Looks like a mess to me.

  • Courts in Thaler’s litigation emphasized that this rule does not block protection for works “made with AI”; it only bars copyright claims where the work is generated solely by AI, with no qualifying human author.

With coding, it will be difficult to prove that a work is solely generated by AI, especially if attribution is disabled in the generation tool. I again go back to AI is the new compiler - a human spends (at least in my workflows) a significant amount of time writing documentation, tweaking plans, and sometimes code.

I suppose you could just point AI at the Jira documentation and say “copy this application.” These will probably be the sticky situations that end up in court vs. creating something new.

Policy rationale the courts point to

  • Courts say their job is to apply the statute as written, and that redefining “author” to include machines or allocating rights in purely machine‑generated content is a policy choice for Congress, not the judiciary.
  • They also note that copyright is meant to incentivize human creativity; machines do not respond to economic incentives, so granting copyrights to AI “authors” does not serve the traditional purpose of the law.

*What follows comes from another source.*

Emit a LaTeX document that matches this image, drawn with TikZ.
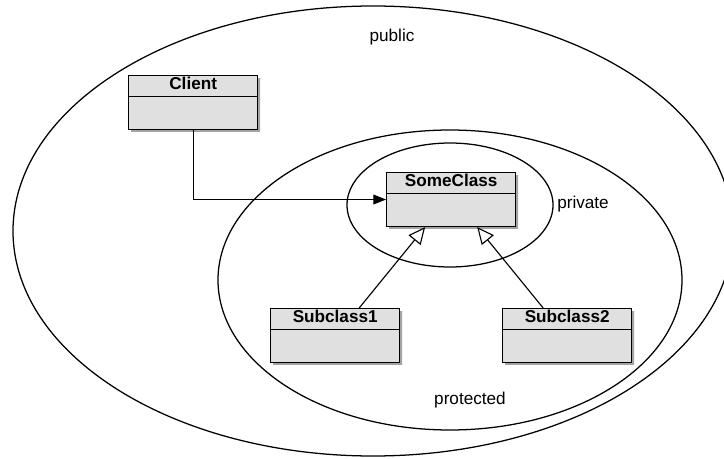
\documentclass[tikz,border=0pt]{standalone}
\usepackage{fontspec}
\setmainfont{Liberation Sans}
\usetikzlibrary{arrows.meta,shapes.multipart,shadows,positioning}

\newcommand{\clshead}{\rule[-4.3pt]{0pt}{14pt}}
\newcommand{\clsbody}{\rule{0pt}{22.3pt}}

\begin{document}
\begin{tikzpicture}
[x=0.025cm, y=-0.025cm,
font=\fontsize{12.2}{14}\selectfont,
cls/.style={rectangle split, rectangle split parts=2, draw, line width=0.95pt, fill=black!12, minimum width=3.225cm, inner xsep=0pt, inner ysep=0pt, anchor=north west, font=\fontsize{12.2}{14}\selectfont\bfseries, drop shadow={shadow xshift=0.06cm, shadow yshift=-0.06cm, fill=black!60, opacity=.6}},
scopeln/.style={line width=0.9pt},
scopelab/.style={inner sep=0pt},
assoc/.style={line width=0.8pt, -{Triangle[length=9pt, width=7pt]}},
inherit/.style={line width=0.8pt, -{Triangle[open, length=12pt, width=11pt, fill=white]}}]

	\useasboundingbox (0,0) rectangle (724,459);

	% visibility scopes
	\draw[scopeln] (373,231) ellipse [x radius=360, y radius=225];
	\draw[scopeln] (450,280) ellipse [x radius=232, y radius=150];
	\draw[scopeln] (450,205) ellipse [x radius=103, y radius=62];

	\node (labpub) at (392,37) [scopelab] {public};
	\node (labpriv) at (583,204) [scopelab] {private};
	\node (labprot) at (470,400) [scopelab] {protected};

	% classes
	\node (client) at (128,75) [cls] {\clshead Client\nodepart{two}\clsbody};
	\node (some) at (386,172) [cls] {\clshead SomeClass\nodepart{two}\clsbody};
	\node (sub1) at (270,308) [cls] {\clshead Subclass1\nodepart{two}\clsbody};
	\node (sub2) at (502,308) [cls] {\clshead Subclass2\nodepart{two}\clsbody};

	\draw[assoc] (client) |- (some);
	\draw[inherit] ([xshift=0.6cm]sub1.north) -- ([xshift=-0.65cm]some.south);
	\draw[inherit] ([xshift=-0.6cm]sub2.north) -- ([xshift=0.65cm]some.south);

\end{tikzpicture}
\end{document}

What is creativity? Do even artists start completely from scratch? Perhaps it is that way with some modern art, which seems mostly random, but more classical art, where there is considerable skill involved, people learn and take inspiration from others. Reminds me of this book, which I have not read yet:

Might be my next read …

And there is the famous quote by Isaac Newton in a 1675 letter:

If I have seen further it is by standing on the shoulders of giants. - Isaac Newton

And this is a fun copyright / open source licensing adventure to watch: No right to relicense this project · Issue #327 · chardet/chardet · GitHub

I think the key part here would be that when using an AI tool, then a clean room implementation would need the team/agent/humans/whatever to have never seen the original code that’s being re-implemented. If the AI tool had the original code as part of its training data, then you’ve already corrupted the process. If you give the original code to the AI tool, then you’ve definitely lost the ability to call it a clean re-implementation.